Challenge to ban on political advertising

Animal rights group claims breach of Article 10

Animal rights group Animal Defenders International have been granted permission to challenge by judicial review the ban on “political advertising” that prevents many campaign groups from promoting their views on radio and television as a violation of the right to freedom of expression.

Sections 319 and 321 of the Communications Act 2003 prohibit advertising on radio and television which is directed at “influencing public opinion on a matter … of public controversy”.  Applying this legislation in a different case, Ofcom recently banned a television advertisement for the Make Poverty History campaign.
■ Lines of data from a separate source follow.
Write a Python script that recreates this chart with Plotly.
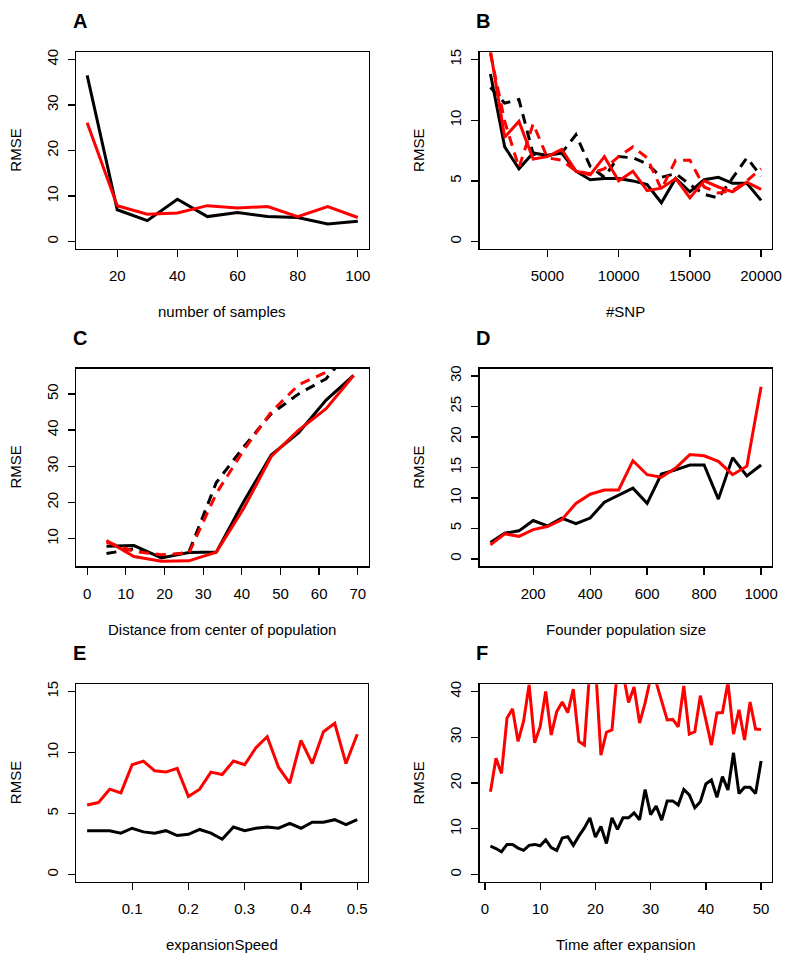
import plotly.graph_objects as go

# ---------------- data ----------------
# Panel A
a_x = [10, 20, 30, 40, 50, 60, 70, 80, 90, 100]
a_black = [36.5, 7.0, 4.6, 9.3, 5.5, 6.4, 5.5, 5.3, 3.9, 4.5]
a_red = [26.1, 7.9, 6.0, 6.3, 7.9, 7.4, 7.7, 5.5, 7.7, 5.3]

# Panel B
b_x = [1000, 2000, 3000, 4000, 5000, 6000, 7000, 8000, 9000, 10000,
       11000, 12000, 13000, 14000, 15000, 16000, 17000, 18000, 19000, 20000]
b_black = [13.8, 7.8, 6.0, 7.3, 7.1, 7.3, 5.8, 5.1, 5.2, 5.2,
           5.0, 4.7, 3.2, 5.2, 4.1, 5.1, 5.3, 4.8, 4.8, 3.4]
b_black_dash = [12.7, 11.4, 11.7, 7.2, 7.1, 7.3, 8.8, 6.2, 5.3, 7.0,
                6.9, 6.4, 5.3, 5.6, 4.7, 3.9, 3.6, 5.2, 6.9, 5.4]
b_red = [15.7, 8.6, 9.9, 6.8, 7.0, 7.6, 5.8, 5.5, 7.0, 5.0,
         5.8, 4.2, 4.4, 5.2, 3.6, 5.0, 4.5, 4.1, 4.9, 4.3]
b_red_dash = [15.5, 9.9, 6.1, 9.7, 6.9, 6.7, 5.8, 5.6, 6.0, 7.0,
              7.8, 6.9, 4.3, 6.7, 6.7, 4.5, 4.0, 4.2, 5.0, 6.0]

# Panel C
c_x = [5.0, 12.1, 19.2, 26.3, 33.4, 40.5, 47.6, 54.7, 61.8, 68.9]
c_black = [7.9, 8.1, 4.7, 6.2, 6.3, 20.3, 33.1, 39.3, 48.3, 55.1]
c_red = [9.5, 5.1, 3.75, 3.9, 6.3, 18.4, 32.7, 40.0, 45.9, 55.1]
c_black_dash = [5.9, 7.2, 5.1, 6.3, 25.5, 35.4, 44.5, 50.0, 54.2, 63.0]
c_red_dash = [9.1, 6.5, 5.6, 6.0, 22.5, 34.5, 45.0, 52.5, 56.0, 62.0]

# Panel D
d_x = [50, 100, 150, 200, 250, 300, 350, 400, 450, 500,
       550, 600, 650, 700, 750, 800, 850, 900, 950, 1000]
d_black = [2.7, 4.2, 4.6, 6.3, 5.4, 6.7, 5.8, 6.7, 9.3, 10.5,
           11.6, 9.1, 13.9, 14.6, 15.4, 15.4, 9.8, 16.6, 13.6, 15.4]
d_red = [2.3, 4.1, 3.7, 4.8, 5.3, 6.4, 9.1, 10.6, 11.3, 11.3,
         16.1, 13.8, 13.4, 14.9, 17.1, 16.9, 16.0, 13.8, 15.2, 28.2]

# Panel E
e_x = [0.02, 0.04, 0.06, 0.08, 0.10, 0.12, 0.14, 0.16, 0.18, 0.20,
       0.22, 0.24, 0.26, 0.28, 0.30, 0.32, 0.34, 0.36, 0.38, 0.40,
       0.42, 0.44, 0.46, 0.48, 0.50]
e_black = [3.6, 3.6, 3.6, 3.4, 3.8, 3.5, 3.4, 3.6, 3.2, 3.3,
           3.7, 3.4, 2.9, 3.9, 3.6, 3.8, 3.9, 3.8, 4.2, 3.8,
           4.3, 4.3, 4.5, 4.1, 4.5]
e_red = [5.7, 5.9, 7.0, 6.7, 9.0, 9.3, 8.5, 8.4, 8.7, 6.4,
         7.0, 8.4, 8.2, 9.3, 9.0, 10.4, 11.3, 8.8, 7.5, 11.0,
         9.1, 11.7, 12.4, 9.1, 11.5]

# Panel F
f_x = list(range(1, 51))
f_black = [6.2, 5.7, 5.0, 6.6, 6.6, 5.8, 5.3, 6.4, 6.6, 6.3,
           7.6, 5.9, 5.3, 8.0, 8.3, 6.4, 8.4, 10.2, 12.4, 8.2,
           10.5, 6.8, 12.4, 9.9, 12.4, 12.4, 13.5, 12.0, 18.6, 13.1,
           15.0, 11.9, 16.1, 16.1, 15.2, 18.6, 17.4, 14.6, 15.9, 19.8,
           20.7, 16.9, 21.4, 18.5, 26.6, 17.7, 19.1, 19.1, 17.7, 24.8]
f_red = [18.1, 25.4, 22.1, 34.2, 36.2, 29.1, 33.5, 41.5, 28.8, 32.3,
         40.0, 30.5, 35.6, 37.7, 35.4, 40.5, 29.1, 28.3, 45.0, 46.0,
         26.1, 31.1, 31.6, 45.0, 44.0, 37.6, 41.0, 33.1, 37.5, 43.0,
         42.0, 37.8, 33.8, 33.9, 32.3, 41.2, 30.7, 31.2, 39.1, 33.8,
         28.3, 35.3, 35.4, 42.0, 30.7, 36.0, 29.4, 37.7, 31.8, 31.7]

panel_letters = ["A", "B", "C", "D", "E", "F"]
x_titles = ["number of samples", "#SNP", "Distance from center of population",
            "Founder population size", "expansionSpeed", "Time after expansion"]
y_title = "RMSE"

# ---------------- layout geometry (pixels) ----------------
W, H = 800, 962
boxes = [  # x0, x1, y0(top), y1(bottom)
    (77.3, 373.3, 49.3, 246.7),
    (485.7, 781.7, 49.3, 246.7),
    (77.3, 373.3, 366.7, 565.0),
    (485.7, 781.7, 366.7, 565.0),
    (77.3, 372.7, 683.3, 881.7),
    (485.7, 781.7, 683.3, 881.7),
]
x_ranges = [[6.4, 103.6], [240, 20760], [-2.8, 72.8], [12, 1038], [0.0008, 0.5192], [-0.96, 51.96]]
y_ranges = [[-1.6, 41.6], [-0.6, 15.6], [2.4, 57.0], [-1.2, 31.2], [-0.6, 15.6], [-1.6, 41.6]]
x_ticks = [[20, 40, 60, 80, 100], [5000, 10000, 15000, 20000], [0, 10, 20, 30, 40, 50, 60, 70],
           [200, 400, 600, 800, 1000], [0.1, 0.2, 0.3, 0.4, 0.5], [0, 10, 20, 30, 40, 50]]
y_ticks = [[0, 10, 20, 30, 40], [0, 5, 10, 15], [10, 20, 30, 40, 50],
           [0, 5, 10, 15, 20, 25, 30], [0, 5, 10, 15], [0, 10, 20, 30, 40]]

FONT = "Liberation Sans, Arial, Helvetica, sans-serif"
BLACK = "#000000"
RED = "#FF0000"
LW = 3
DASH = "10px,7px"

series = [
    [(a_x, a_black, BLACK, "solid"), (a_x, a_red, RED, "solid")],
    [(b_x, b_black, BLACK, "solid"), (b_x, b_black_dash, BLACK, DASH),
     (b_x, b_red, RED, "solid"), (b_x, b_red_dash, RED, DASH)],
    [(c_x, c_black, BLACK, "solid"), (c_x, c_black_dash, BLACK, DASH),
     (c_x, c_red, RED, "solid"), (c_x, c_red_dash, RED, DASH)],
    [(d_x, d_black, BLACK, "solid"), (d_x, d_red, RED, "solid")],
    [(e_x, e_black, BLACK, "solid"), (e_x, e_red, RED, "solid")],
    [(f_x, f_black, BLACK, "solid"), (f_x, f_red, RED, "solid")],
]

fig = go.Figure()
layout = dict(
    width=W, height=H,
    margin=dict(l=0, r=0, t=0, b=0),
    paper_bgcolor="white", plot_bgcolor="white",
    showlegend=False,
    font=dict(family=FONT, size=15, color="black"),
)
annotations = []

for i in range(6):
    n = "" if i == 0 else str(i + 1)
    x0, x1, y0, y1 = boxes[i]
    xd = [x0 / W, x1 / W]
    yd = [1 - y1 / H, 1 - y0 / H]
    axis_common = dict(
        showgrid=False, zeroline=False, showline=True, mirror=True,
        linecolor="black", linewidth=1.3, ticks="outside", ticklen=7,
        tickwidth=1.3, tickcolor="black",
        tickfont=dict(family=FONT, size=15, color="black"),
    )
    layout["xaxis" + n] = dict(axis_common, domain=xd, range=x_ranges[i],
                               tickmode="array", tickvals=x_ticks[i],
                               ticktext=[("%g" % v) for v in x_ticks[i]],
                               ticklabelstandoff=6,
                               anchor="y" + n)
    layout["yaxis" + n] = dict(axis_common, domain=yd, range=y_ranges[i],
                               tickmode="array", tickvals=y_ticks[i],
                               ticktext=[("%g" % v) for v in y_ticks[i]],
                               tickangle=-90, ticklabelstandoff=4,
                               anchor="x" + n)
    for xs, ys, col, dash in series[i]:
        fig.add_trace(go.Scatter(x=xs, y=ys, mode="lines",
                                 line=dict(color=col, width=LW, dash=dash),
                                 xaxis="x" + n, yaxis="y" + n,
                                 hoverinfo="skip"))
    # x-axis title
    annotations.append(dict(text=x_titles[i], xref="paper", yref="paper",
                            x=(x0 + x1) / 2 / W, y=1 - (y1 + 63) / H,
                            xanchor="center", yanchor="middle", showarrow=False,
                            font=dict(family=FONT, size=15, color="black")))
    # y-axis title
    annotations.append(dict(text=y_title, xref="paper", yref="paper",
                            x=(x0 - 62) / W, y=1 - (y0 + y1) / 2 / H,
                            xanchor="center", yanchor="middle", showarrow=False,
                            textangle=-90,
                            font=dict(family=FONT, size=15, color="black")))
    # panel letter
    annotations.append(dict(text="<b>%s</b>" % panel_letters[i], xref="paper", yref="paper",
                            x=(x0 - 5.5) / W, y=1 - (y0 - 31) / H,
                            xanchor="left", yanchor="middle", showarrow=False,
                            font=dict(family=FONT, size=20, color="black")))

layout["annotations"] = annotations
fig.update_layout(**layout)
fig.write_html("out.html",
               config={"displayModeBar": False, "staticPlot": True},
               post_script="document.body.style.margin='0px';document.body.style.overflow='hidden';")
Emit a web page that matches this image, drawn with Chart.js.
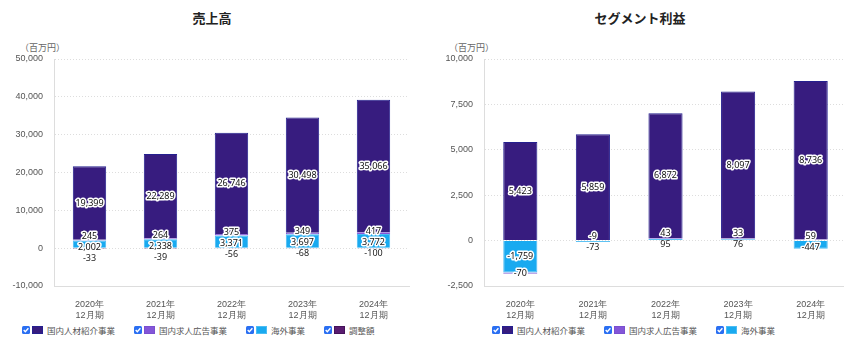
<!DOCTYPE html>
<html>
<head>
<meta charset="utf-8">
<script src="https://cdn.jsdelivr.net/npm/chart.js@4"></script>
<style>
  body { margin: 0; width: 844px; height: 344px; overflow: hidden; background: #fff; position: relative;
         font-family: "Noto Sans CJK JP", "Noto Sans", sans-serif; }
  .title { position: absolute; top: 8px; font-size: 13px; font-weight: bold; color: #222; text-align: center; }
  .unit { position: absolute; top: 41px; font-size: 9px; color: #666; }
  canvas { position: absolute; top: 0; }
  .legend { position: absolute; top: 324px; display: flex; gap: 19px; align-items: center; font-size: 8.5px; color: #555; }
  .legend .item { display: flex; align-items: center; white-space: nowrap; }
  .legend svg { display: block; margin-right: 2px; }
  .legend .sw { width: 9px; height: 6px; margin-right: 4px; border: 1px solid; }
</style>
</head>
<body>
<div class="title" style="left:0;width:424px">売上高</div>
<div class="title" style="left:430px;width:420px">セグメント利益</div>
<div class="unit" style="left:20px">（百万円）</div>
<div class="unit" style="left:449px">（百万円）</div>
<canvas id="salesChart" width="422" height="320" style="left:0"></canvas>
<canvas id="profitChart" width="417" height="320" style="left:430px"></canvas>
<div class="legend" id="salesLegend" style="left:22px"></div>
<div class="legend" id="profitLegend" style="left:492px"></div>

<script>
// ---------- data ----------
const years = [["2020年", "12月期"], ["2021年", "12月期"], ["2022年", "12月期"], ["2023年", "12月期"], ["2024年", "12月期"]];

// 売上高
const salesJinzai  = [19399, 22289, 26746, 30498, 35066];
const salesKyujin  = [245, 264, 375, 349, 417];
const salesKaigai  = [2002, 2338, 3371, 3697, 3772];
const salesChosei  = [-33, -39, -56, -68, -100];

// セグメント利益
const profitJinzai = [5423, 5859, 6872, 8097, 8736];
const profitKyujin = [-70, -9, 43, 33, 59];
const profitKaigai = [-1759, -73, 95, 76, -447];

const salesTicks  = { min: -10000, max: 50000, step: 10000 };
const profitTicks = { min: -2500, max: 10000, step: 2500 };

// ---------- styles ----------
const NAMES = { jinzai: "国内人材紹介事業", kyujin: "国内求人広告事業", kaigai: "海外事業", chosei: "調整額" };
const COLORS = {
  jinzai: { fill: "#371c7f", border: "#25208f" },
  kyujin: { fill: "#8456d8", border: "#7a4fd0" },
  kaigai: { fill: "#19aaf0", border: "#4cbcf3" },
  chosei: { fill: "#5a1c70", border: "#45125a" }
};

function ds(key, data) {
  return {
    label: NAMES[key],
    data: data,
    backgroundColor: COLORS[key].fill,
    borderColor: COLORS[key].border,
    borderWidth: 1,
    key: key
  };
}

// value labels, stacked from top to bottom with simple overlap pushing
const segLabels = {
  id: "segLabels",
  afterDatasetsDraw(chart) {
    const ctx = chart.ctx;
    const order = chart.options.plugins.segLabels.order;
    const H = 11;
    ctx.save();
    ctx.font = "9px 'Noto Sans', sans-serif";
    ctx.textAlign = "center";
    ctx.textBaseline = "middle";
    ctx.lineJoin = "round";
    for (let i = 0; i < chart.data.labels.length; i++) {
      let items = [];
      let top = Infinity, bottom = -Infinity;
      order.forEach(di => {
        const el = chart.getDatasetMeta(di).data[i];
        const v = chart.data.datasets[di].data[i];
        top = Math.min(top, el.y, el.base);
        bottom = Math.max(bottom, el.y, el.base);
        items.push({ v: v, x: el.x, y: (el.y + el.base) / 2, moved: false });
      });
      for (let k = 1; k < items.length; k++) {
        const a = items[k - 1], b = items[k];
        if (Math.abs(b.y - a.y) < H) {
          if (a.moved) {
            b.y = a.y + H;
          } else {
            const m = (a.y + b.y) / 2;
            a.y = m - H / 2;
            b.y = m + H / 2;
            a.moved = true;
          }
          b.moved = true;
        }
      }
      items.forEach(it => {
        const txt = it.v.toLocaleString("en-US");
        if (it.y >= top - 1 && it.y <= bottom + 1) {
          ctx.lineWidth = 3;
          ctx.strokeStyle = "#fff";
          ctx.strokeText(txt, it.x, it.y);
          ctx.fillStyle = "#111";
          ctx.fillText(txt, it.x, it.y);
        } else {
          ctx.fillStyle = "#222";
          ctx.fillText(txt, it.x, it.y);
        }
      });
    }
    ctx.restore();
  }
};

function makeChart(id, datasets, t, order, padRight) {
  return new Chart(document.getElementById(id), {
    type: "bar",
    data: { labels: years, datasets: datasets },
    options: {
      responsive: false,
      animation: false,
      layout: { padding: { top: 59, right: padRight, left: 0, bottom: 0 } },
      datasets: { bar: { categoryPercentage: 1, barPercentage: 0.47 } },
      plugins: {
        legend: { display: false },
        tooltip: { enabled: false },
        segLabels: { order: order }
      },
      scales: {
        x: {
          stacked: true,
          grid: { display: false },
          border: { color: "#ddd" },
          ticks: { color: "#555", font: { size: 9, lineHeight: 1.2 }, padding: 5, maxRotation: 0 },
          afterFit(s) { s.height = 34; }
        },
        y: {
          stacked: true,
          min: t.min,
          max: t.max,
          ticks: { stepSize: t.step, color: "#555", font: { size: 9 }, padding: 11 },
          grid: { color: "#ddd", drawTicks: false },
          border: { color: "#ddd", dash: [1, 2] },
          afterFit(s) { s.width = 54; }
        }
      }
    },
    plugins: [segLabels]
  });
}

// stack order: bottom first
makeChart("salesChart",
  [ds("kaigai", salesKaigai), ds("kyujin", salesKyujin), ds("jinzai", salesJinzai), ds("chosei", salesChosei)],
  salesTicks, [2, 1, 0, 3], 13);

makeChart("profitChart",
  [ds("kaigai", profitKaigai), ds("kyujin", profitKyujin), ds("jinzai", profitJinzai)],
  profitTicks, [2, 1, 0], 0);

// ---------- html legends ----------
function buildLegend(id, keys) {
  const box = document.getElementById(id);
  keys.forEach(k => {
    const item = document.createElement("div");
    item.className = "item";
    item.innerHTML =
      '<svg width="8" height="8" viewBox="0 0 8 8"><rect width="8" height="8" rx="1.5" fill="#2a6ff2"/>' +
      '<path d="M1.7 4.1 L3.3 5.7 L6.4 2.3" stroke="#fff" stroke-width="1.4" fill="none"/></svg>' +
      '<span class="sw" style="background:' + COLORS[k].fill + ';border-color:' + COLORS[k].border + '"></span>' +
      '<span>' + NAMES[k] + '</span>';
    box.appendChild(item);
  });
}
buildLegend("salesLegend", ["jinzai", "kyujin", "kaigai", "chosei"]);
buildLegend("profitLegend", ["jinzai", "kyujin", "kaigai"]);
</script>
</body>
</html>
In 2001, the RSPCA had an advertisement campaigning about the rearing of broiler chickens rejected by the Broadcast Advertising Clearance Centre because of its ‘political’ nature.

Animal Defenders International are expected to argue that the ban is unfair and constitutes a disproportionate interference with their freedom of expression.  They point out that companies can advertise their environmental credentials but environmental organisations are severely constrained in any response.

The rules have previously been challenged by Amnesty International and the RSPCA, but ADI’s challenge is the first since the coming into force of the Human Rights Act.  The High Court is likely to hear the application for judicial review, issued against the Department for Media and Culture which is responsible for the 2003 Act, early in the New Year.